* Begin GIVEN DATA *

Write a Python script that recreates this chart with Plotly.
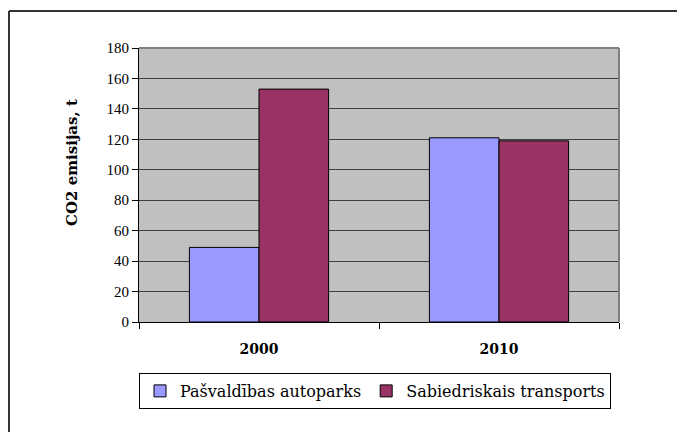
import plotly.graph_objects as go

categories = ["2000", "2010"]
series_names = ["Pašvaldības autoparks", "Sabiedriskais transports"]
pasvaldibas = [49, 121]
sabiedriskais = [153, 119]
y_ticks = [0, 20, 40, 60, 80, 100, 120, 140, 160, 180]
y_title = "CO2 emisijas, t"

colors = ["#9999FF", "#993366"]
SERIF = "Liberation Serif"
PAL = "DejaVu Serif"

fig = go.Figure()
for name, vals, c in zip(series_names, [pasvaldibas, sabiedriskais], colors):
    fig.add_trace(go.Bar(
        x=categories, y=vals, name=name,
        marker=dict(color=c, line=dict(color="#000000", width=1)),
    ))

W, H = 677, 424
OFF = 8
L, T = 139 - OFF, 48 - OFF
R = W - (619 - OFF)
B = H - (322 - OFF)
pw, ph = W - L - R, H - T - B

def px_x(px):
    return (px - OFF - L) / pw

def px_y(py):
    return (H - B - (py - OFF)) / ph

fig.update_layout(
    width=W, height=H,
    margin=dict(l=L, r=R, t=T, b=B),
    paper_bgcolor="white",
    plot_bgcolor="#C0C0C0",
    barmode="group",
    bargap=0.42, bargroupgap=0,
    font=dict(family=SERIF, color="#000000", size=14),
    showlegend=True,
    legend=dict(
        orientation="h",
        x=0, xanchor="left",
        y=px_y(373), yanchor="top",
        bordercolor="#000000", borderwidth=1,
        bgcolor="white",
        font=dict(family=PAL, size=16),
        itemwidth=30,
        traceorder="normal",
    ),
    xaxis=dict(
        type="category",
        showline=True, linecolor="#000000", linewidth=1,
        ticks="outside", tickson="boundaries", ticklen=6, tickcolor="#000000",
        tickfont=dict(family=PAL, size=14, weight="bold"),
        ticklabelstandoff=14,
        showgrid=False,
        zeroline=False,
    ),
    yaxis=dict(
        range=[0, 180],
        tickvals=y_ticks,
        showline=True, linecolor="#000000", linewidth=1,
        ticks="outside", ticklen=6, tickcolor="#000000",
        tickfont=dict(family=SERIF, size=15),
        showgrid=True, gridcolor="#404040", gridwidth=1,
        zeroline=False,
    ),
    annotations=[
        dict(text=y_title, textangle=-90, xref="paper", yref="paper",
             x=px_x(72), y=px_y(163), xanchor="center", yanchor="middle",
             showarrow=False, font=dict(family=PAL, size=15, weight="bold")),
    ],
    shapes=[
        dict(type="line", xref="paper", yref="paper", x0=0, x1=1, y0=1, y1=1,
             line=dict(color="#808080", width=2), layer="above"),
        dict(type="line", xref="paper", yref="paper", x0=1, x1=1, y0=0, y1=1,
             line=dict(color="#808080", width=2), layer="above"),
        dict(type="line", xref="paper", yref="paper", x0=px_x(9), x1=px_x(9), y0=px_y(11), y1=px_y(440),
             line=dict(color="#333333", width=2)),
        dict(type="line", xref="paper", yref="paper", x0=px_x(9), x1=px_x(690), y0=px_y(11), y1=px_y(11),
             line=dict(color="#333333", width=2)),
    ],
)

fig.write_html("out.html")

* End GIVEN DATA *

▶ **EXERCISE TASK**
Return, unchanged, the lines from the first line of the material through the line that holds "import plotly.graph_objects as go", inclusive, omitting pictures.

▶ **IN RESPONSE**
Write a Python script that recreates this chart with Plotly.
import plotly.graph_objects as go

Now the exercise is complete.